- Index
Senin, 08 Jan 2024 16:32 WIB
Surabaya, Vibrasi.co–Guru Besar Departemen Kimia, Fakultas Sains dan Analitika Data Intitut Teknologi Surabaya (ITS) Prof. Dr Dra Yulfi Zetra MSc lakukan inovasi dengan membuat batubara cair. Bahkan batubara cair ini berpotensi menjadi alternatif bahan bakar minyak (BBM).
Yulfi mengungkapkan, proses kerja inovasi ini adalah melalui melalui proses pencairan untuk memecah makromolekul batubara padat menjadi cair hingga memiliki rasio hidrogen per karbon yang mendekati minyak fosil.
“Setelah proses hidrogenasi, akan diperoleh batubara dengan rasio hidrogen per karbon berkisar 1,2 – 1,8 dari yang semula hanya sebesar 0,3 – 0,9, “ujar Yulfi dalam keterangan tertulis yang diterima Vibrasi.co.
Namun sebelum itu, Yulfi mengulas proses hidrogenasi ini awalnya dengan menghancurkan batubara hingga menjadi partikel-partikel kecil dengan ukuran 200 mesh atau setara 0,074 milimeter.
Setelah itu, partikel tersebut akan dicampurkan dengan beberapa zat, di antaranya adalah pelarut minyak berat, katalis limonit SH, serta katalis belerang dan gas hidrogen.
Campuran tersebut dimasukkan ke reaktor pencairan batubara dan akan direaksikan pada suhu 450 derajat celsius dan tekanan sebesar 120 megapascal.
Setelah melewati proses selama 60 menit, akan menghasilkan produk batubara yang sudah memiliki rasio hidrogen. Selanjutnya, produk tersebut melewati proses distilasi fraksinasi pada suhu didih mulai 30 – 538 derajat celsius untuk mendapatkan beberapa fraksi, yakni nafta, Light Oil (LO), Middle Oil (MO), dan Heavy Oil (HO).
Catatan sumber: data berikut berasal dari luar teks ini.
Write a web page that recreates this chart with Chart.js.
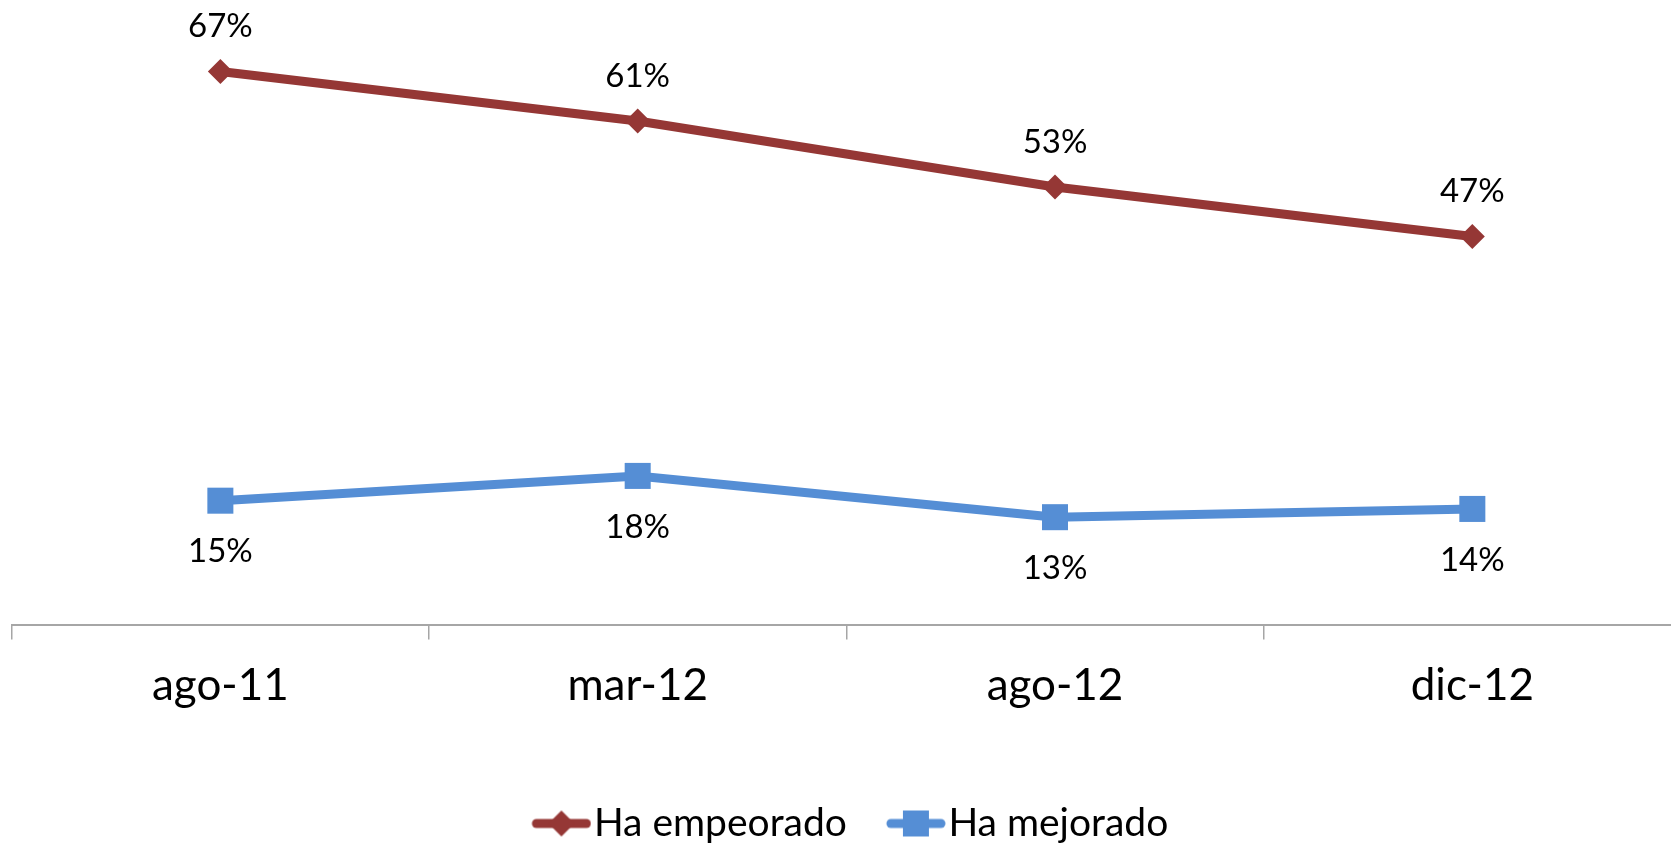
<!DOCTYPE html>
<html>
<head>
<meta charset="utf-8">
<script src="https://cdn.jsdelivr.net/npm/chart.js@4.4.0/dist/chart.umd.min.js"></script>
<style>
body{margin:0;overflow:hidden;background:#fff}
#wrap{width:1690px;height:844px;position:relative}
</style>
</head>
<body>
<div id="wrap"><canvas id="myChart"></canvas></div>
<script>
var categories=['ago-11','mar-12','ago-12','dic-12']
var empeorado=[67,61,53,47]
var mejorado=[15,18,13,14]
var seriesNames=['Ha empeorado','Ha mejorado']

var red='#953735'
var blue='#558ED5'

// little line+marker picture for the legend, like the excel one
function legendIcon(color,shape){
  var c=document.createElement('canvas')
  c.width=104;c.height=30
  var g=c.getContext('2d')
  g.strokeStyle=color;g.lineWidth=9;g.lineCap='round'
  g.beginPath();g.moveTo(49,15);g.lineTo(99,15);g.stroke()
  g.fillStyle=color
  if(shape=='diamond'){
    g.beginPath();g.moveTo(74,2);g.lineTo(87,15);g.lineTo(74,28);g.lineTo(61,15);g.closePath();g.fill()
  }else{
    g.fillRect(61,2,26,26)
  }
  return c
}

var valueLabels={
  id:'valueLabels',
  afterDatasetsDraw:function(chart){
    var ctx=chart.ctx
    ctx.save()
    ctx.font='33px Lato'
    ctx.fillStyle='#000'
    ctx.textAlign='center'
    ctx.textBaseline='middle'
    chart.data.datasets.forEach(function(ds,i){
      var meta=chart.getDatasetMeta(i)
      meta.data.forEach(function(pt,j){
        ctx.fillText(ds.data[j]+'%',pt.x,pt.y+ds.labelShift)
      })
    })
    ctx.restore()
  }
}

// nudge the legend a bit, excel puts it lower and a little left
var legendShift={
  id:'legendShift',
  afterLayout:function(chart){
    chart.legend.left-=10
    chart.legend.right-=10
    chart.legend.top+=9
    chart.legend.bottom+=9
  }
}

Chart.defaults.font.family='Lato'
Chart.defaults.color='#000'

var icons=[legendIcon(red,'diamond'),legendIcon(blue,'square')]

const ctx=document.getElementById('myChart').getContext('2d')
var myChart=new Chart(ctx,{
  type:'line',
  data:{
    labels:categories,
    datasets:[{
      label:seriesNames[0],
      data:empeorado,
      borderColor:red,
      backgroundColor:red,
      borderWidth:9,
      pointStyle:'rectRot',
      pointRadius:12.5,
      pointHoverRadius:12.5,
      pointBorderWidth:0,
      tension:0,
      clip:false,
      labelShift:-45
    },{
      label:seriesNames[1],
      data:mejorado,
      borderColor:blue,
      backgroundColor:blue,
      borderWidth:9,
      pointStyle:'rect',
      pointRadius:18.4,
      pointHoverRadius:18.4,
      pointBorderWidth:0,
      tension:0,
      clip:false,
      labelShift:51
    }]
  },
  options:{
    responsive:true,
    maintainAspectRatio:false,
    animation:false,
    layout:{autoPadding:false,padding:{top:5.4,left:11.7,right:9,bottom:0}},
    scales:{
      y:{display:false,min:0,max:75},
      x:{
        offset:true,
        grid:{display:true,drawOnChartArea:false,drawTicks:true,tickLength:15,color:'#A6A6A6',lineWidth:1.5,offset:true},
        border:{display:true,color:'#A6A6A6',width:2},
        ticks:{font:{size:44},padding:20,color:'#000'},
        afterFit:function(axis){axis.height=158.5}
      }
    },
    plugins:{
      tooltip:{enabled:false},
      legend:{
        position:'bottom',
        labels:{
          usePointStyle:true,
          pointStyleWidth:70,
          font:{size:39},
          padding:12,
          generateLabels:function(chart){
            return chart.data.datasets.map(function(ds,i){
              return {text:ds.label,pointStyle:icons[i],fillStyle:ds.borderColor,strokeStyle:ds.borderColor,lineWidth:0,datasetIndex:i,fontColor:'#000'}
            })
          }
        }
      }
    }
  },
  plugins:[valueLabels,legendShift]
})
</script>
</body>
</html>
Namun sayangnya, produk fraksi yang salah satunya dapat digunakan sebagai bahan bakar diesel tersebut, masih memiliki kandungan belerang yang cukup tinggi. Sehingga berpotensi menimbulkan hujan asam yang dapat merusak lingkungan ketika ada pembakaran pada bahan bersulfur tinggi.
“Sehingga perlu ada desulfurisasi atau pengurangan kandungan sulfur untuk mengurangi tingkat kerusakan lingkungan,” tutur Yulfi mengingatkan.
Sementara itu, menurut Yulfi, berkurangnya kandungan sulfur juga tidak bagus bagi bahan bakar tersebut karena dapat mengurangi daya lumas pada mesin yang bisa menyebabkan terjadinya aus dan menurunnya performa mesin.
Untuk mengatasi hal tersebut, alumnus program doktoral Departemen Kimia ITS tersebut juga menginovasikan penambahan zat bioaditif berupa senyawa 2-hidroksietil risinoleat dari bahan hayati guna mempertahankan daya lumas bahan bakar tersebut.
Melalui serangkaian proses tersebut, terang Yulfi, akan menghasilkan suatu bahan bakar yang diharapkan dapat digunakan sebagai alternatif pengganti bahan bakar minyak yang terus menipis.
“Tak hanya sebagai sumber daya alternatif, produk inovasi tersebut juga ramah lingkungan, karenanya saya berharap inovasi ini dapat terus dikembangkan,” ujar Yulfi.
Sejalan dengan hal ini, Yulfi memandang pengembangan batubara cair ini menjadi langkah strategis dalam upaya mencari altrenatif bahan bakar sumbernya kini semakin menipis.
Pengoptimalan pemanfaatan batubara melalui hilirisasi batubara padat menjadi cair dan sintesis bioaditif pada bahan bakar fosil bersulfur rendah, merupakan ikhtiar dalam rangka menjamin ketersediaan bahan bakar di Indonesia.